Backup Options for Teens: Capacity, Cost, and Automation Typical 2026 pricing (capacity and monthly fees are approximate) Option Capacity Approx. Cost Auto? Role in 3-2-1 External SSD (USB) 1–2 TB $70–$150 one-time Manual/Auto 2nd copy at home External HDD 2–4 TB $60–$120 one-time Mostly manual Good for archiving OneDrive (Microsoft 365) 1 TB ~$10/mo Fully auto Off-site copy iCloud+ (Apple) 200 GB / 2 TB $3 / $10 per mo Fully auto Off-site copy Google Drive 15 GB free / 100 GB+ ~$3/mo+ Fully auto Off-site copy Time Machine (Mac built-in) Depends on drive Cost of the drive only Fully auto 2nd copy at home Recommended: internal SSD + external drive (home, auto) + cloud (off-site, auto) — all three tiers covered
Fig. 2: Backup options compared by capacity, cost, and automation. Always have at least one at-home option and one off-site option.

The recommended combination for teens is: ① internal SSD (working data) → ② external SSD or Time Machine (automatic, at home) → ③ OneDrive or Google Drive (cloud, off-site). This covers all three requirements: 3 copies, 2 types of media, 1 off-site.

What Should You Back Up?

Not every file deserves the same level of protection. Prioritize: photos and videos you can't recreate, school assignments, code you've written, and creative projects. Apps you can re-download, game installs, and handout documents can sit at lower priority.

Narrowing down what you back up also reduces storage costs. Setting consistent save locations — Desktop, Documents, Photos, Projects — makes automation easy.

Automation Is Essential

"I'll copy it manually" is a habit that breaks down fast. On Windows combine OneDrive with File History; on Mac combine iCloud with Time Machine. Set it up once and only the changed files sync automatically from then on. That said, check periodically that sync hasn't stopped and that you haven't run out of space.

Common Pitfalls

3 Backup Mistakes to Avoid
  • "Backup folder on the same PC" is not a backup. If the SSD dies, both copies go with it.
  • Leaving your external HDD plugged in 24/7. Ransomware will encrypt it along with your main drive.
  • Assuming you can restore but never testing it. Run a test restore at least once a year.

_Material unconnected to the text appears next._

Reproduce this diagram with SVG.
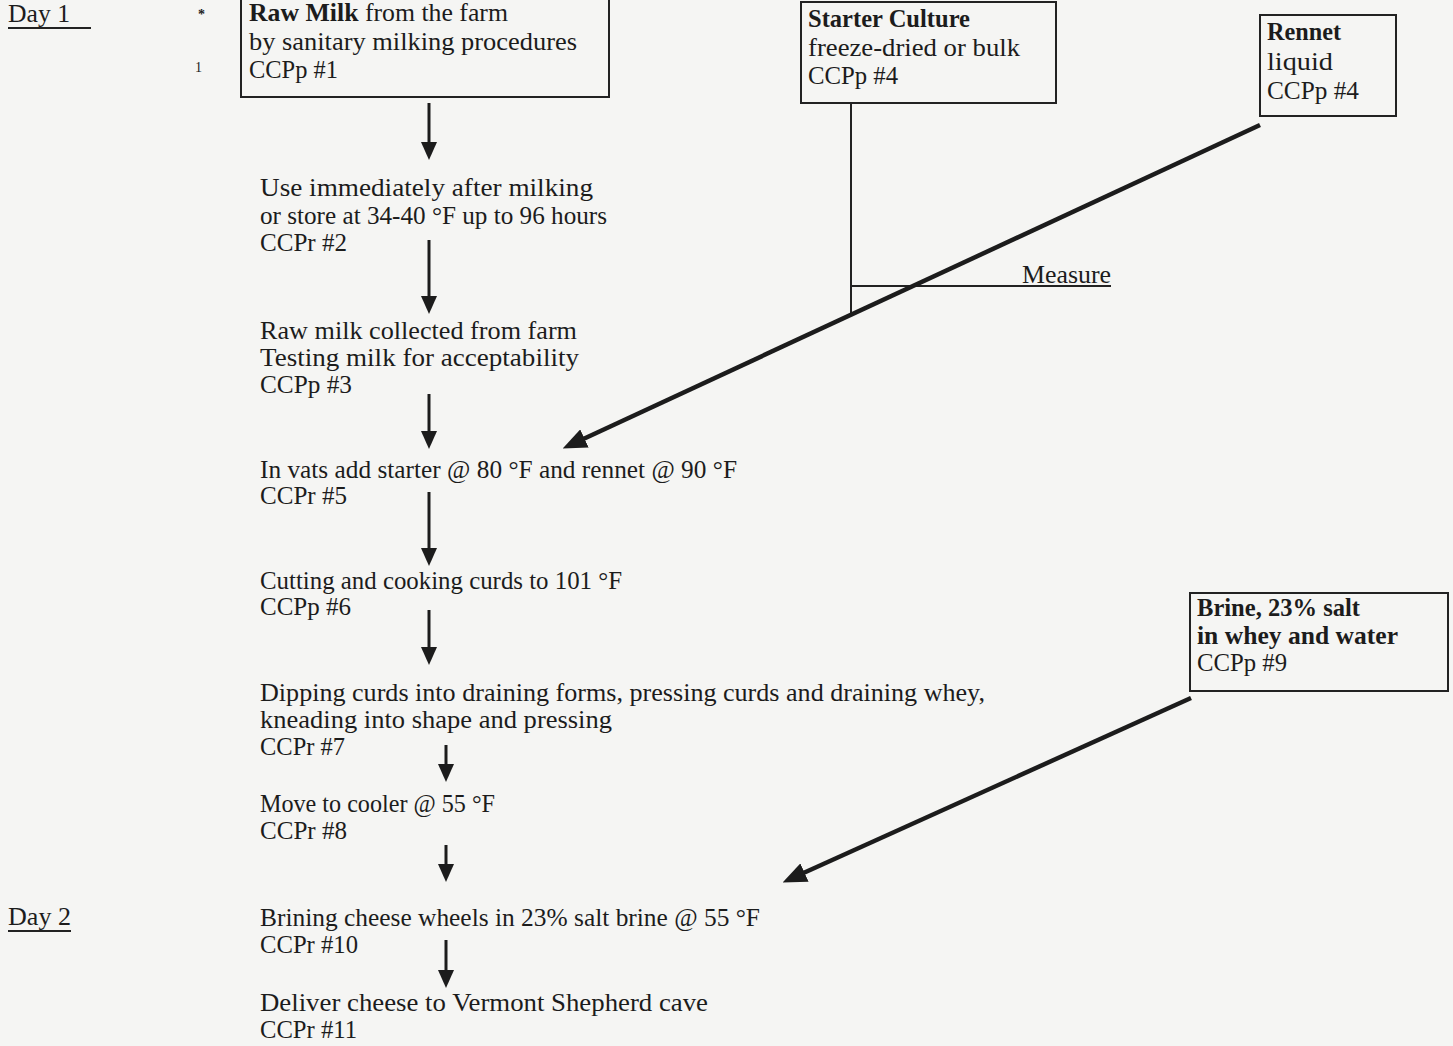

Why This Matters for Your Future

In enterprise IT, backup design is a core part of server operations. Backup and redundancy are also common exam topics in IT certifications. Practicing on your own data as a teen means you'll be able to explain concretely how you protect important data when you reach university or the workplace.

Start Today

3-Step Quick Start
  1. Enable OneDrive or iCloud Drive and set Desktop and Documents to sync automatically (that's copy #2).
  2. Buy an external SSD or HDD and configure File History (Windows) or Time Machine (Mac) (that's copy #3).
  3. Once every three months, restore one single file from the external drive to confirm it actually works.

Summary

The 3-2-1 rule is simple: 3 copies, 2 types of media, 1 off-site. For teens, "PC + external drive + cloud" is the easiest way to satisfy all three requirements. Automate it, test restoration occasionally, and your photos, assignments, and creative work stay safe.